(begin)
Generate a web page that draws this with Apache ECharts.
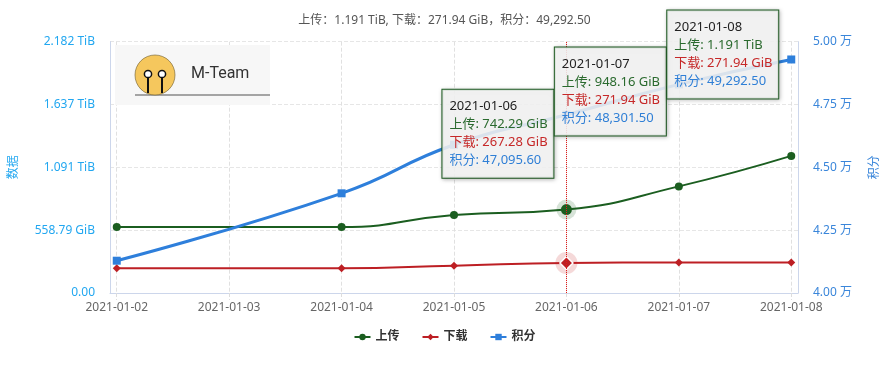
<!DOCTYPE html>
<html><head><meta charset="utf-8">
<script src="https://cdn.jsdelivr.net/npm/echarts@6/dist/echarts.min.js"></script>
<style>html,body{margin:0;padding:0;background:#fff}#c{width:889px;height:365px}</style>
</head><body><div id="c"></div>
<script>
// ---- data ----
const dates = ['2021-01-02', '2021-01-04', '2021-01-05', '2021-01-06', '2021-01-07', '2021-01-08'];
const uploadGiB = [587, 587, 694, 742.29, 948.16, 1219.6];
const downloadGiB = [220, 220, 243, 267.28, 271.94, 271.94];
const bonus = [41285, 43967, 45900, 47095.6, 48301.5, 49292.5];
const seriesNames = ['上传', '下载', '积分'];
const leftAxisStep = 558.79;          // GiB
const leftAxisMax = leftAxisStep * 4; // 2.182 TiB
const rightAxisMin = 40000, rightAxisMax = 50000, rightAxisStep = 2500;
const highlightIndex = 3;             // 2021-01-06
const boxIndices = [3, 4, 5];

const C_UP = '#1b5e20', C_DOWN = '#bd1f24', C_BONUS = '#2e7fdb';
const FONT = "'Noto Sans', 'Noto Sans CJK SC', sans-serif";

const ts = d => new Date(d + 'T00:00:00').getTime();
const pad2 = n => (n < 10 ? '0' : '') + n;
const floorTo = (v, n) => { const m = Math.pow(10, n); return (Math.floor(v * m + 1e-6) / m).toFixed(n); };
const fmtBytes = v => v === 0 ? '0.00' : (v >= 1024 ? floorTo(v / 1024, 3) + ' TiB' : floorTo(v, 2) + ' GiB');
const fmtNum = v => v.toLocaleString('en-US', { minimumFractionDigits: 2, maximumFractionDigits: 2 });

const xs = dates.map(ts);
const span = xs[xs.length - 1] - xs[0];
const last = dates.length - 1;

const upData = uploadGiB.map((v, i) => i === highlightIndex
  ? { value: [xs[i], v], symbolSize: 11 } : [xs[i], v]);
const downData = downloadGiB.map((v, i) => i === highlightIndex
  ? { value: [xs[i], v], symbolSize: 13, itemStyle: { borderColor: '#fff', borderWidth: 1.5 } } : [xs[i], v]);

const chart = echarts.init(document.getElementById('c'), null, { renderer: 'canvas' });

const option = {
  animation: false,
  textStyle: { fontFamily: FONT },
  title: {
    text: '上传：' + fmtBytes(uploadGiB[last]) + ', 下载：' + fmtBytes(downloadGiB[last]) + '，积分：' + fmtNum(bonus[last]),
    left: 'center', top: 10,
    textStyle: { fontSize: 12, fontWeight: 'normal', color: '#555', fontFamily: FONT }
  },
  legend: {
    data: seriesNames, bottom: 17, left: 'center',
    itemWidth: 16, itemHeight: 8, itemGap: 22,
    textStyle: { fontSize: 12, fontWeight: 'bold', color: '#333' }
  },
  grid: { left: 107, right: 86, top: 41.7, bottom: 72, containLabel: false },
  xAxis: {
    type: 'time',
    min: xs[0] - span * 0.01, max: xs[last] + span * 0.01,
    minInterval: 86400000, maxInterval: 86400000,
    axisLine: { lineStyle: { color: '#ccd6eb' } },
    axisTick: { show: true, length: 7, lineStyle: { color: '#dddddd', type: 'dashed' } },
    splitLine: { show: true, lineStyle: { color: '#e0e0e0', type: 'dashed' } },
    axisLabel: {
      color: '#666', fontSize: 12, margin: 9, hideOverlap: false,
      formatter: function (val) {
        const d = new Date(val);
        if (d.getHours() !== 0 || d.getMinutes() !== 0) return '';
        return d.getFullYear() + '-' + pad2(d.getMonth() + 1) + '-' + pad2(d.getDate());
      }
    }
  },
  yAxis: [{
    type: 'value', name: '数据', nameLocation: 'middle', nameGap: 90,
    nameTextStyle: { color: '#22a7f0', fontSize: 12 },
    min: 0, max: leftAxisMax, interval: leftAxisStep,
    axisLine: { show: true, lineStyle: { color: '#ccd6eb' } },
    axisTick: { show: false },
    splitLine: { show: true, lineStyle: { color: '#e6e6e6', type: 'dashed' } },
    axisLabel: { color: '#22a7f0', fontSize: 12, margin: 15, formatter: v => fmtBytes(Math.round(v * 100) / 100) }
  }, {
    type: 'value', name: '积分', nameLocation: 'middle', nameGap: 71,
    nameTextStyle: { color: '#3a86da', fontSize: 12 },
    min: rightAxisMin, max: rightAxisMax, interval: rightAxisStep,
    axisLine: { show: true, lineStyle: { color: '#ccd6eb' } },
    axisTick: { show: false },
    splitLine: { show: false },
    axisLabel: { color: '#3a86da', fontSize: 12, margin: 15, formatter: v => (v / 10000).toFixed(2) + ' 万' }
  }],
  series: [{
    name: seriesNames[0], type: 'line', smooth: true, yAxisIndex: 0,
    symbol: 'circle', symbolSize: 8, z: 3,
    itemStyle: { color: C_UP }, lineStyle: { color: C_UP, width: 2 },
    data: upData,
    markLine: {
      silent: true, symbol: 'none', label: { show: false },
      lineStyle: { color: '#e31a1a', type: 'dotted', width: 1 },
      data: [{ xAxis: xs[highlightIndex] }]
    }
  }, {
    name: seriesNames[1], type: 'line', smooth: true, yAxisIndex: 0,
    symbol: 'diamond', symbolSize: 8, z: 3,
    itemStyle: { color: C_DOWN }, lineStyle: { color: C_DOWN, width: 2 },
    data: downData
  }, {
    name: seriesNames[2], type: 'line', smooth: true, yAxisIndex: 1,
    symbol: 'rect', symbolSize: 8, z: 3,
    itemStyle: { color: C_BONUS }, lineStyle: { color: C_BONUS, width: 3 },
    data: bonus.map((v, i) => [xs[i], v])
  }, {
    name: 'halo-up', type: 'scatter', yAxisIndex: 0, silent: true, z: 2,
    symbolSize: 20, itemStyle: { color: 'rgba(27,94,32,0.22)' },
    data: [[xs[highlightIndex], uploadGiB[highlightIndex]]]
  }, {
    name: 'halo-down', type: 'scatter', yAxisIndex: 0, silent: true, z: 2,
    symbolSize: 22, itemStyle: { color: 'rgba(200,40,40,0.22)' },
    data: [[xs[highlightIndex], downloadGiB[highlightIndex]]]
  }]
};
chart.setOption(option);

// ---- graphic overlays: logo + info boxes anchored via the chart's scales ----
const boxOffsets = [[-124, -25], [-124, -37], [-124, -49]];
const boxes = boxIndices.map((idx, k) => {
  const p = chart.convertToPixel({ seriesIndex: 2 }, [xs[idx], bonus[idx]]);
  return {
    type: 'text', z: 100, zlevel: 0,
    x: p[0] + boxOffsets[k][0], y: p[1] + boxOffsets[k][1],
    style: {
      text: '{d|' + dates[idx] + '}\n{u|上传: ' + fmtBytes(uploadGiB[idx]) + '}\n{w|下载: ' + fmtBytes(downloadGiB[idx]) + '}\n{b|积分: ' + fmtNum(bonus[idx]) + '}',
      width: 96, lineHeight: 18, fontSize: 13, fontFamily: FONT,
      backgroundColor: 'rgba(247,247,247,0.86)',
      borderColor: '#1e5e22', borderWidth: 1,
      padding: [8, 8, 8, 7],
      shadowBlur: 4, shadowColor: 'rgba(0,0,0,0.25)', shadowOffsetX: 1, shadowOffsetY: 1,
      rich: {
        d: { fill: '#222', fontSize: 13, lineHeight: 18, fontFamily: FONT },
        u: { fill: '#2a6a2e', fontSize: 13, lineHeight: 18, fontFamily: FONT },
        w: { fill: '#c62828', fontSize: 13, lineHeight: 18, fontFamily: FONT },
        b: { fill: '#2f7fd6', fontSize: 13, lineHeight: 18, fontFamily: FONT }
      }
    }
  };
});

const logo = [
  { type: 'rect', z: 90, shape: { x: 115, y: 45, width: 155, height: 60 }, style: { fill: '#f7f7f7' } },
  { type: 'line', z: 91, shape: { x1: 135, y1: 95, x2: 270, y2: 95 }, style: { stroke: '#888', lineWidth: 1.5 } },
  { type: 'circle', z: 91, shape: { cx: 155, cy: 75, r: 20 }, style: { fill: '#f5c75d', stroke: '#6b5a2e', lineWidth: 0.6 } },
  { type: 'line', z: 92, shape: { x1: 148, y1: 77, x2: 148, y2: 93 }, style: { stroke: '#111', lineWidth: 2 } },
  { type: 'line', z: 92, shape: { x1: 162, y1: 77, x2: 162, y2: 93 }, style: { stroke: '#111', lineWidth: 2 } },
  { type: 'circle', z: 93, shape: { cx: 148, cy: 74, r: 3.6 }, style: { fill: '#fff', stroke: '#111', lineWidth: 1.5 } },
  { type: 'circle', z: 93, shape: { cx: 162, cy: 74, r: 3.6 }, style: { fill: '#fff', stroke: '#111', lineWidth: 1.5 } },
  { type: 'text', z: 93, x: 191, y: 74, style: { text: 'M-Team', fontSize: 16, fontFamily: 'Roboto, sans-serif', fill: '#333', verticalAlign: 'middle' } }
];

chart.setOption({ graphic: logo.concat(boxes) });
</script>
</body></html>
(end)
The exercise: Return exactly what appears from the opening line of the material through the line with "const last = dates.length - 1;", apart from the pictures.

Exercise result:
Generate a web page that draws this with Apache ECharts.
<!DOCTYPE html>
<html><head><meta charset="utf-8">
<script src="https://cdn.jsdelivr.net/npm/echarts@6/dist/echarts.min.js"></script>
<style>html,body{margin:0;padding:0;background:#fff}#c{width:889px;height:365px}</style>
</head><body><div id="c"></div>
<script>
// ---- data ----
const dates = ['2021-01-02', '2021-01-04', '2021-01-05', '2021-01-06', '2021-01-07', '2021-01-08'];
const uploadGiB = [587, 587, 694, 742.29, 948.16, 1219.6];
const downloadGiB = [220, 220, 243, 267.28, 271.94, 271.94];
const bonus = [41285, 43967, 45900, 47095.6, 48301.5, 49292.5];
const seriesNames = ['上传', '下载', '积分'];
const leftAxisStep = 558.79;          // GiB
const leftAxisMax = leftAxisStep * 4; // 2.182 TiB
const rightAxisMin = 40000, rightAxisMax = 50000, rightAxisStep = 2500;
const highlightIndex = 3;             // 2021-01-06
const boxIndices = [3, 4, 5];

const C_UP = '#1b5e20', C_DOWN = '#bd1f24', C_BONUS = '#2e7fdb';
const FONT = "'Noto Sans', 'Noto Sans CJK SC', sans-serif";

const ts = d => new Date(d + 'T00:00:00').getTime();
const pad2 = n => (n < 10 ? '0' : '') + n;
const floorTo = (v, n) => { const m = Math.pow(10, n); return (Math.floor(v * m + 1e-6) / m).toFixed(n); };
const fmtBytes = v => v === 0 ? '0.00' : (v >= 1024 ? floorTo(v / 1024, 3) + ' TiB' : floorTo(v, 2) + ' GiB');
const fmtNum = v => v.toLocaleString('en-US', { minimumFractionDigits: 2, maximumFractionDigits: 2 });

const xs = dates.map(ts);
const span = xs[xs.length - 1] - xs[0];
const last = dates.length - 1;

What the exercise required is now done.